CAMP HILL, Pa. — Some truckers would like to put the brakes on a federal mandate to use electronic devices to keep track of their driving habits. Several ...

CAMP HILL, Pa. -- Some truckers would like to put the brakes on a federal mandate to use electronic devices to keep track of their driving habits.

Several drivers plan to take their concerns directly to Washington D.C. October 3-7 with the ELD or Me Trucker Justice Protest, before the mandate goes into effect this December.

Some truckers have different issues with the electronic logging devices.

Many said stopping to take a break when instructed by the device is not always easy if there are no truck stops nearby.

Starting Saturday, traffic on interstates up and down the east coast might seem heavier than usual. Many truckers plan to make their way to the U.S. Capitol to protest against a mandate to use electronic logging devices.

Truck driver Fritz Belizaire said "I don't know if it's going to make any difference, but it's definitely a damn good idea about it. I'm with them 100 percent."

Some truckers are as divided on the issue as the highways they drive on.

Truck driver Teresa Mallory said "it can keep people legal, it keeps people rested, that don't make good choices."

The electronic devices automatically record the time a driver spends behind the wheel. They're allowed a 14-hour work window, but can drive no more than 11 hours, and have to take a break after driving for eight.

Pennsylvania Motor Truck Association President & CEO Kevin Stewart said "the paper logs are in 15-minute increments, where as the electronic devices are accurate down to the second.
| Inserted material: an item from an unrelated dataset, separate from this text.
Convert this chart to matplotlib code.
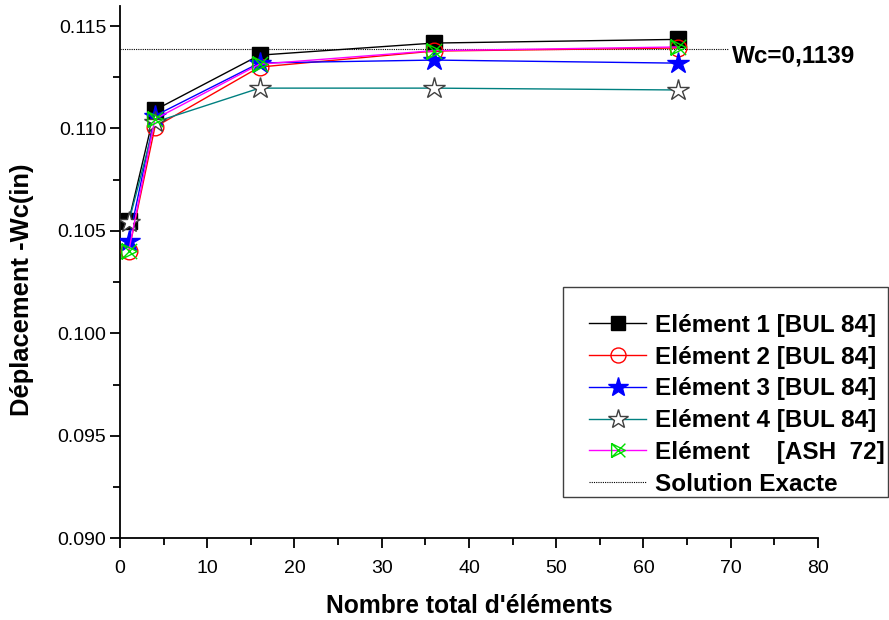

There are some concerns, where drivers are mandated to take meal and rest breaks at certain times."

"A con to the electronic log would be that we're told when to shut our truck down. If we can't sleep, then we're wide awake. We need to be able to stop the truck when we're tired, and have to go to sleep," Mallory said.

In theory, the electronic devices would help prevent mistakes not only out on the road, but also on paper.

"They forgot to list something in their paper record, they forgot to put their mileage in there, they forgot their total hours, that's the number one driver violation out there, it's going to remove all those violations," Stewart said.

Some drivers say the digital paper trail doesn't take into account a lack of rest stops, traffic or pick up delays.

"They hold you for two or three hours, sometimes five hours, when you could get the load and be on your way home, and make that delivery where it's supposed to be going," Belizaire said.

"Once we start our clock, we can't just shut it down. It's going to run our 14-hour clock out," Mallory said.

"The regulations are unforgiving the problem isn't necessarily the device, the problem is the hours of service rules themselves," Stewart said.

One trucker said they'd rather take their chances on getting a ticket for parking along the interstate, than risk getting caught by a trooper for not taking a break.